Intermittent connection issues
Incident Report for blubolt
Postmortem

Summary

Between 09:00 and 09:14 on Friday 23rd November we experienced issues connecting to our primary database server resulting in approximately 5% of page requests failing. This was caused by an issue with the underlying database which has now been resolved.

Root cause and resolution

Our primary database is set up to allow orders of magnitude more database connections than we would expect to use on a daily basis, allowing us significant leeway to handle traffic spikes such as those we’d expect on Black Friday.

However a bug in the specific version of the database software we use caused the number of available connection slots to decrease over time, constraining our ability to handle traffic spikes.  As this is a bug rather than intended behaviour, there was no visibility of the reduced connection pool.

From 08:00 on Friday the traffic across the platform started significantly increasing causing the number of open connections to the database to climb.  We started getting error reports from our internal monitoring that a small number of connections had failed at 08:45 but had self-recovered, and more reports of errors from 09:00 when database connection traffic peaked.

As per our incident response process, we attempted to mitigate the impact of this by blocking deploys to prevent the caches being cleared.  If the caches were cleared, there would have been a brief period of rebuilding the data which would have required opening more database connections than were available at the time.  Deploys were unblocked at 09:23 once we were confident that deploys would not cause adverse effects on the platform.

The number of connections started falling at 09:10 and the errors stopped at 09:14.  By 09:35, database connections had returned to levels of a more typical day.

Throughout the incident we were investigating the cause with our hosting provider, who manages the database software and hardware.  They were able to identify the cause and applied a temporary fix later in the day. Unfortunately, they are not able to share the underlying cause of the issue.

By this point database traffic was sufficiently below the limits that we had not seen further connection failures, and the database continued to operate as expected for the remainder of the day.

Long-term mitigation

We are planning a number of further improvements to the database, including moving to a newer version that is not affected by this bug to ensure we do not see this issue occur again. There is also a longer-term plan to investigate migrating to alternative database software.

We are also reviewing our incident response process to ensure communication of key events such as deploys being blocked is available to all affected parties in a timely manner.
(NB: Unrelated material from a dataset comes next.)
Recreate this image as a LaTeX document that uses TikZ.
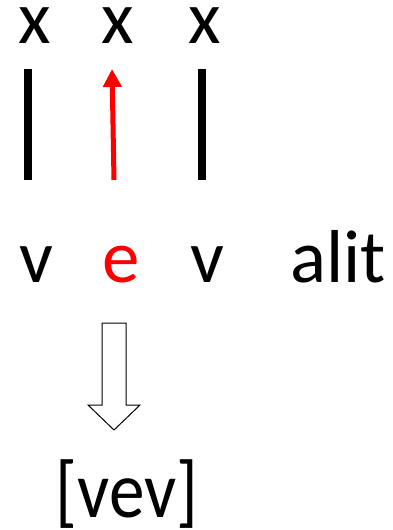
\documentclass[tikz,border=0pt]{standalone}
\usepackage{fontspec}
\usepackage{graphicx}
\setmainfont{Carlito}
\usetikzlibrary{arrows.meta}
\definecolor{markred}{RGB}{255,0,0}
\tikzset{
  seg/.style={inner sep=0pt,anchor=base,font=\fontsize{75}{80}\selectfont},
  bigseg/.style={inner sep=0pt,anchor=base,font=\fontsize{80}{86}\selectfont},
  tier/.style={line width=8pt},
  spread/.style={markred,line width=5pt,-{Triangle[length=18pt,width=18pt]}}
}

\begin{document}
\begin{tikzpicture}[x=1pt,y=-1pt]
  \useasboundingbox (0,0) rectangle (393,530);
  % skeletal slots
  \node[seg] (x1) at (35,43) {x};
  \node[seg] (x2) at (118,43) {x};
  \node[seg] (x3) at (205,43) {x};
  % melody
  \node[seg] (v1) at (36,282) {v};
  \node[seg,color=markred] (e) at (121,282) {e};
  \node[seg] (v2) at (207,282) {v};
  \node[seg] (alit) at (338,282) {alit};
  % association lines
  \coordinate (t1) at (27.5,69);
  \coordinate (b1) at (27.5,180);
  \coordinate (t3) at (201.5,69);
  \coordinate (b3) at (201.5,180);
  \coordinate (t2) at (112,69);
  \coordinate (b2) at (114,180);
  \draw[tier] (t1) -- (b1);
  \draw[tier] (t3) -- (b3);
  \draw[spread] (b2) -- (t2);
  % derivation arrow
  \draw[line width=1pt,line join=miter]
    (102,323) -- (126,323) -- (126,405) -- (140,405) -- (114,430)
    -- (88,405) -- (102,405) -- cycle;
  \node[bigseg] (out) at (127,517) {\scalebox{0.89}[1]{[vev]}};
\end{tikzpicture}
\end{document}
Posted 8 months ago. Nov 29, 2018 - 12:00 GMT

Resolved
After monitoring this issue throughout the day, we are fully satisfied that this issue is now resolved as we have not seen the same issue since our database provider applied a patch this morning.
Posted 8 months ago. Nov 23, 2018 - 16:02 GMT
Monitoring
We have had confirmation from our upstream provider that a fix has been put in place. We will now be monitoring sire requests to ensure the issue is fully resolved.
Posted 8 months ago. Nov 23, 2018 - 10:45 GMT
Identified
We have identified an issue this morning which is resulting in page requests timing out. We have identified this to be an issue with the upstream database provider and we are working with them to resolve the issues. In the meantime, we will be blocking deploys intermittently to mitigate issues during demanding periods.
Posted 8 months ago. Nov 23, 2018 - 09:54 GMT
This incident affected: Websites (Websites).